In fact this block is a struct which has
-magic numbers indication the beginning and end of memory block
-size that user requested allocated
-size in reality due to alignment issue previous and next pointers
-pointer to piece of memory given back to application. link register that shows where in the application xxAlloc is called.
With this block structure stack can check if a block is corrupted or not.
Also we have pthread library which is ported from Linux that we use to
-create/terminate threads(currently there are 22 threads)
-synchronization objects(events,mutexes..)
There is main task called by taskSpawn and later this task created other threads.
this was a description of application and its VxWorks interface.
The problem is :
one of tasks suddenly gets destroyed by VxWorks giving no information about what's wrong.
I also have a jtag debugger and it hits the VxWorks taskDestoy() routine but call stack doesn't give any information neither PC or r14.
I'm suspicious of specific routine in code where huge xxAlloc is done but problem occurs
very sporadic giving no clue that I can map it to source code.
I think OS detects and exception and performs its handling silently.
any help would be great
regards
It resolved.
I did an isolated test. Allocated 20MB with malloc and memset with 0x55 and stopped thread of my application.
And I wrote another thread which checks my 20MB if any data else than 0x55 is written.
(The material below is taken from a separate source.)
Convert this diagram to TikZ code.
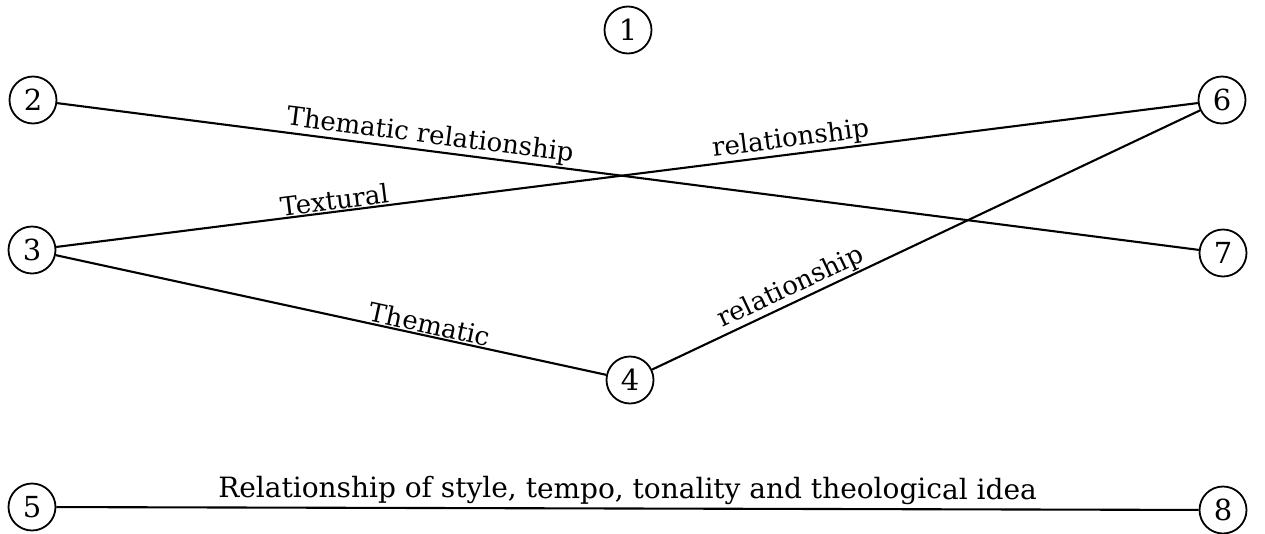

And quess what!! some other thread which belongs other components in CPU (someone else developed them) write my allocated space.
Thanks 4 your help
If your task exits, taskDestroy() is called. If you are suspicious of huge xxAlloc, verify that the allocation code is not calling exit() when memory is exhausted. I've been bitten by this behavior in a third party OSAL before.
Sounds like you are debugging after integration; this can be a hell of a job.
I suggest breaking the problem into smaller pieces.
Process
1) you can get more insight by instrumenting the code and/or using VxWorks intrumentation (depending on which version). This allows you to get more visibility in what happens. Be sure to log everything to a file, so you move back in time from the point where the task ends. Instrumentation is a worthwile investment as it will be handy in more occasions. Interesting hooks in VxWorks: Taskhooklib
2) memory allocation/deallocation is very fundamental functionality. It would be my first candidate for thorough (unit) testing in a well-defined multi-thread environment. If you have done this and no errors are found, I'd first start to look why the tas has ended.
other possible causes
A task will also end when the work is done.. so it may be a return caused by a not-so-endless loop. Especially if it is always the same task, this would be my guess.
And some versions of VxWorks have MMU support which must be considered.